▸ DATA ROWS
----------
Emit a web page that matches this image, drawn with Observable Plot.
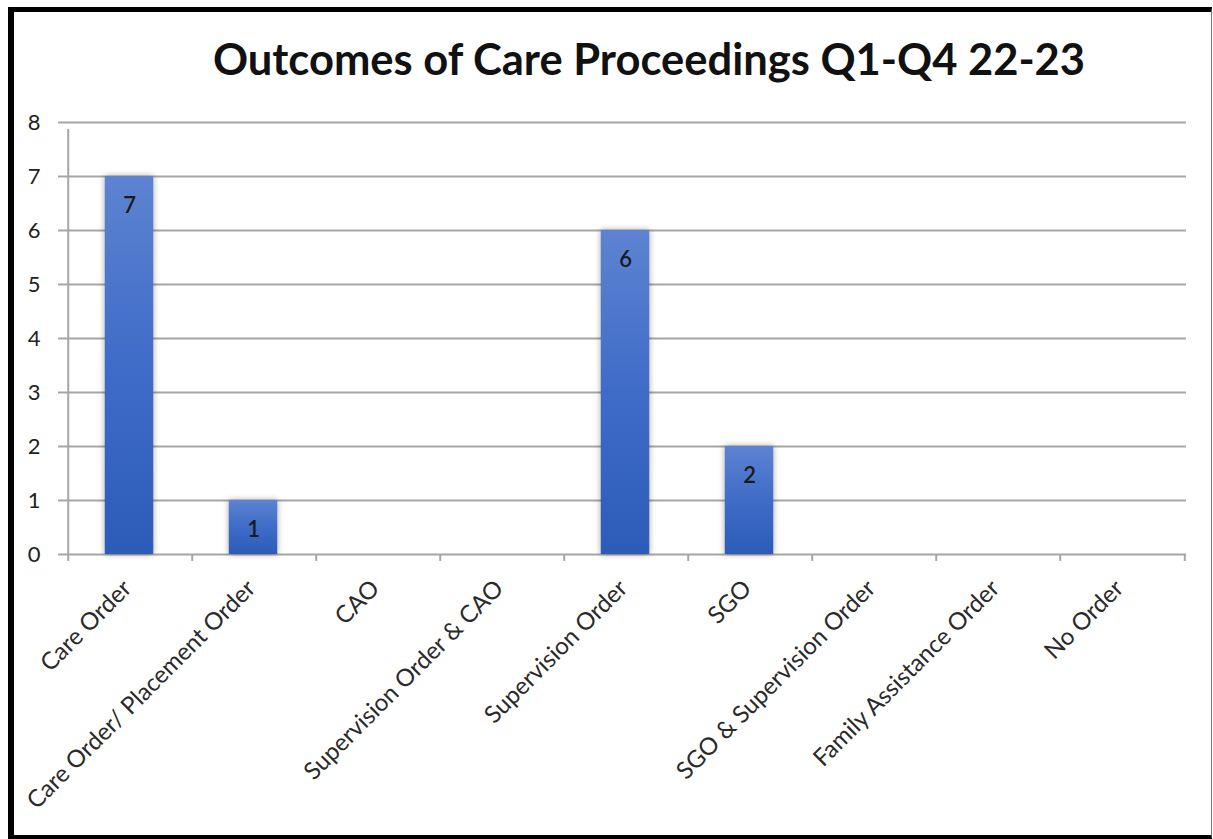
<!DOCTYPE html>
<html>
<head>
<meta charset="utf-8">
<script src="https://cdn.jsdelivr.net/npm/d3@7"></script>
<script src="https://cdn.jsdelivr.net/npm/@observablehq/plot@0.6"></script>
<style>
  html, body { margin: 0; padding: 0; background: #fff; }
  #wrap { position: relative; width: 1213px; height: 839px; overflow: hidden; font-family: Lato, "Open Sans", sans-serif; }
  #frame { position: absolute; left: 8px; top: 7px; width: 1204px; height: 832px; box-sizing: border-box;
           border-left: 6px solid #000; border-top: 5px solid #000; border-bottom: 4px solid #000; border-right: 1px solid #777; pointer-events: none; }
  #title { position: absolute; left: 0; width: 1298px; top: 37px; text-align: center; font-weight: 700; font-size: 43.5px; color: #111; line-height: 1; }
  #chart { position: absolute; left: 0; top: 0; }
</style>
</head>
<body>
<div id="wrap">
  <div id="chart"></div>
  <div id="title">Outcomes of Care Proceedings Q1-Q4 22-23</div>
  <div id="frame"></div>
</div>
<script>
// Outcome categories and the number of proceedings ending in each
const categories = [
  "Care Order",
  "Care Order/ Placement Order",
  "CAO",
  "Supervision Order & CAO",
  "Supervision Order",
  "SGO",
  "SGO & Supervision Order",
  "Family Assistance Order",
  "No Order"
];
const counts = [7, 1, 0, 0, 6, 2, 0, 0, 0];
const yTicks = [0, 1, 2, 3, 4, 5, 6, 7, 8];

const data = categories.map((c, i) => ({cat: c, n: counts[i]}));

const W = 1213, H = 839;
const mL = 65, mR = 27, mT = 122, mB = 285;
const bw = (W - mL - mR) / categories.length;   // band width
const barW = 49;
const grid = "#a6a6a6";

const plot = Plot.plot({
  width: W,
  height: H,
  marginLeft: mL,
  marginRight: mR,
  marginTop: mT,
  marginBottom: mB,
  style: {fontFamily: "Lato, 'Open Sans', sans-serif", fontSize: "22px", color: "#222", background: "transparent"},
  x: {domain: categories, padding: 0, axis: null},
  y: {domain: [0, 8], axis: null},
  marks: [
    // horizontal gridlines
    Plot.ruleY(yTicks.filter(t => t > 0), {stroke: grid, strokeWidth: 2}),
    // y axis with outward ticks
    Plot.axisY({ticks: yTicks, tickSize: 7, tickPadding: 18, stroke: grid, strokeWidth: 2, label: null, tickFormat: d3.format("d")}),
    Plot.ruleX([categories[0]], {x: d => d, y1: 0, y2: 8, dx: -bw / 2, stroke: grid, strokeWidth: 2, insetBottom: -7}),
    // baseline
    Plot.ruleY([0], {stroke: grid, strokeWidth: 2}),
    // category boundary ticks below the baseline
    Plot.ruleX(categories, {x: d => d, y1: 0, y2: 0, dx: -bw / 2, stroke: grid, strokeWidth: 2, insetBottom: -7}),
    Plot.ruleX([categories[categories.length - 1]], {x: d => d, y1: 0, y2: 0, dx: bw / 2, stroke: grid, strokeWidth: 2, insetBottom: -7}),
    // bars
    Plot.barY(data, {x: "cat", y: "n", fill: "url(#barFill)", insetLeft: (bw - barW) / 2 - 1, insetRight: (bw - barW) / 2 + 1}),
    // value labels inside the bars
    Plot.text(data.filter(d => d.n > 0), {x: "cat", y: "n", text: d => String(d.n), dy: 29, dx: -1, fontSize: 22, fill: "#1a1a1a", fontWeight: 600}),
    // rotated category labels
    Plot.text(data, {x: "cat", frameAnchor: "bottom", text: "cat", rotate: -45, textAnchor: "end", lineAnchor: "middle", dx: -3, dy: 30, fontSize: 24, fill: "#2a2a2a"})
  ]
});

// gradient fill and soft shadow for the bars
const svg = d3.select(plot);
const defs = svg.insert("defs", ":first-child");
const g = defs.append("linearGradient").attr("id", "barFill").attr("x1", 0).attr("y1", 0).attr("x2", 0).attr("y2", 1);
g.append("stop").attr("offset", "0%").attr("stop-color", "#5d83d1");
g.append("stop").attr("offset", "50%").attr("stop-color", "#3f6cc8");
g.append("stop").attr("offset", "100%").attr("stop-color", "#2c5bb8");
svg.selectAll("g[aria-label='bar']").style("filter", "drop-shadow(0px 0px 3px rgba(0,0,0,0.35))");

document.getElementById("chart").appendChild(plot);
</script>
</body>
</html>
----------
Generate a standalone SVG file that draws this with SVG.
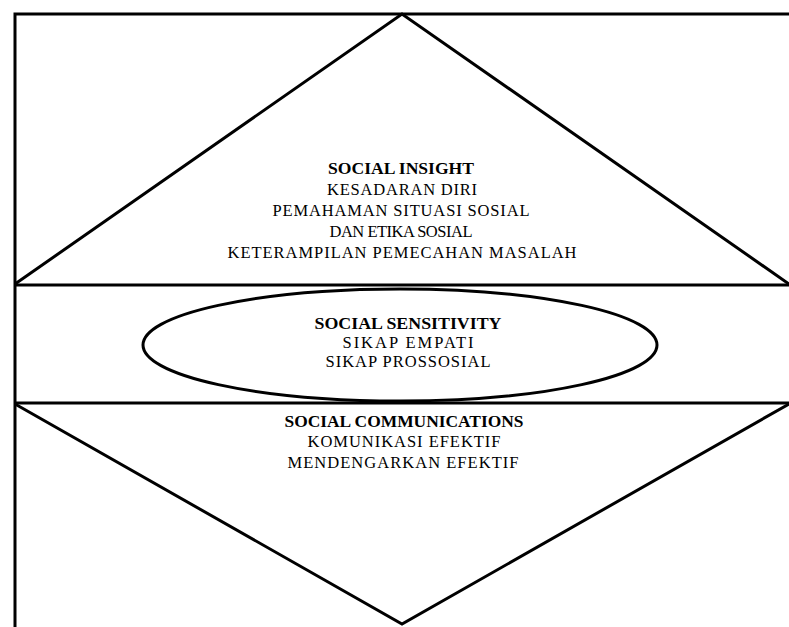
----------
▸ OBJECTIVE
Omit all pictures, then copy the lines between the ones holding "Emit a web page" and "const data = categories.map((c, i)", inclusive.

▸ RESULT OF THE EXERCISE
Emit a web page that matches this image, drawn with Observable Plot.
<!DOCTYPE html>
<html>
<head>
<meta charset="utf-8">
<script src="https://cdn.jsdelivr.net/npm/d3@7"></script>
<script src="https://cdn.jsdelivr.net/npm/@observablehq/plot@0.6"></script>
<style>
  html, body { margin: 0; padding: 0; background: #fff; }
  #wrap { position: relative; width: 1213px; height: 839px; overflow: hidden; font-family: Lato, "Open Sans", sans-serif; }
  #frame { position: absolute; left: 8px; top: 7px; width: 1204px; height: 832px; box-sizing: border-box;
           border-left: 6px solid #000; border-top: 5px solid #000; border-bottom: 4px solid #000; border-right: 1px solid #777; pointer-events: none; }
  #title { position: absolute; left: 0; width: 1298px; top: 37px; text-align: center; font-weight: 700; font-size: 43.5px; color: #111; line-height: 1; }
  #chart { position: absolute; left: 0; top: 0; }
</style>
</head>
<body>
<div id="wrap">
  <div id="chart"></div>
  <div id="title">Outcomes of Care Proceedings Q1-Q4 22-23</div>
  <div id="frame"></div>
</div>
<script>
// Outcome categories and the number of proceedings ending in each
const categories = [
  "Care Order",
  "Care Order/ Placement Order",
  "CAO",
  "Supervision Order & CAO",
  "Supervision Order",
  "SGO",
  "SGO & Supervision Order",
  "Family Assistance Order",
  "No Order"
];
const counts = [7, 1, 0, 0, 6, 2, 0, 0, 0];
const yTicks = [0, 1, 2, 3, 4, 5, 6, 7, 8];

const data = categories.map((c, i) => ({cat: c, n: counts[i]}));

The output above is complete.